To paraphrase Leo Tolstoy, successful conferences are all successful alike... yet this time many of the conference participants detected new and unexpected things.

Vitaly Kulik, Director of the Research Center for Civil Society Problems (Kiev):

"This conference at which different points and opinions were represented was not convened for propaganda effects when the Ukrainian side invited marginal representatives from Russia while the Russian side preferred to deal with pro-Russian Ukrainian political scientists and experts. Here the positions were sober and the issues discussed were urgent and topical. It was a real discussion... We perfectly understand our Russian colleagues who say that national myths are fraught with dangerous things."

Aleksandr Tsipko, chief research fellow at the Institute of Economic and Political Studies, RAS:

"Unlike many others, this conference was not politicized. Its contributors concentrated at the fundamental conceptual issues. This was one of the few events of this kind at which the problems of Russian-Ukrainian relations were scrutinized in the context of the cardinal problem of identity. It was said at the conference that, strange as it may seem, the conflicts between countries and between political elites are rooted in the ideologically alienating conceptions... On the whole, the tragedy of the post-Soviet and post-communist republics is rooted in the fact that, on the one hand, new states and new nations are emerging and taking shape while, on the other, the process is handled by badly educated post-Soviet elite which, frequently, knows next to nothing about the history of their own countries."

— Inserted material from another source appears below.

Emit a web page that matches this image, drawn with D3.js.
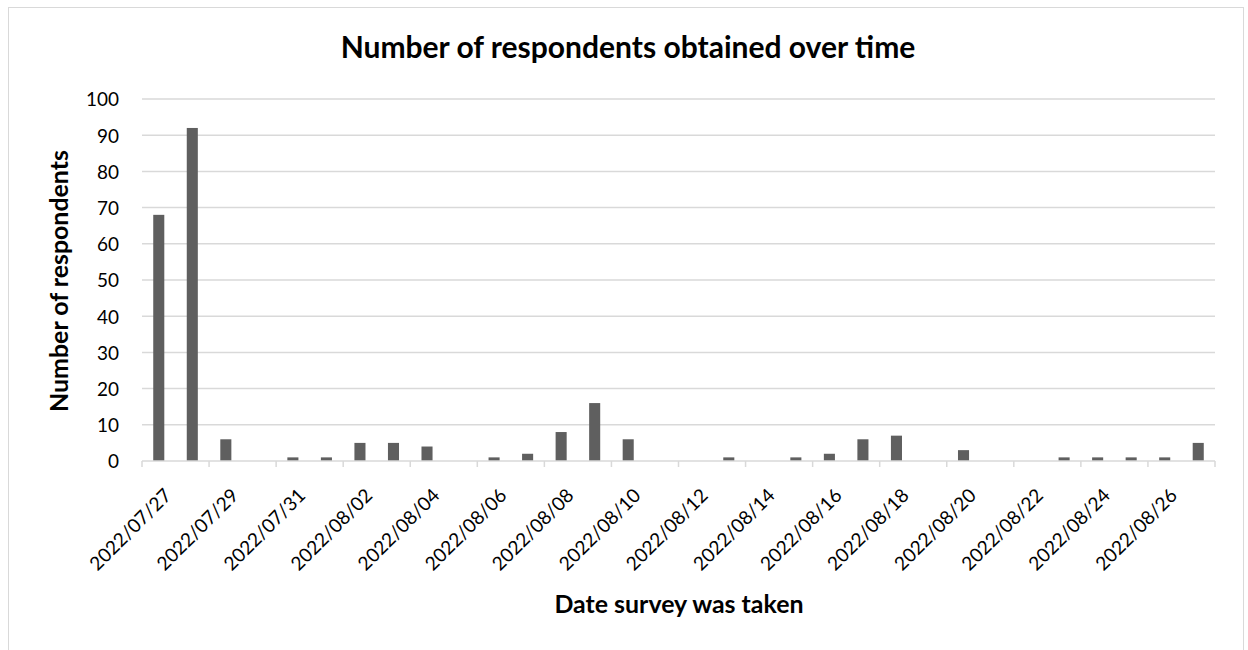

Denis Kiriukhin, expert of the Center of Political Studies and Conflictology (Kiev):

"This is a good platform of exchange of expert opinions: I see this asthe conference's main advantage. This is important because such platforms are few and far between. Opposite positions emerged while opposite opinions changed during discussions for the sake of a compromise. This conference was very positive, which, to my mind, was its main advantage. It took place during a very important period of our relations which is best described as a de facto resetting (by an analogy with the United States) of Russian-Ukrainian relations."

Vladimir Mamontov, President of the Editorial Board of the Izvestia newspaper: "I regret that our discussions which flared up in the evenings, after the sittings, were never recorded."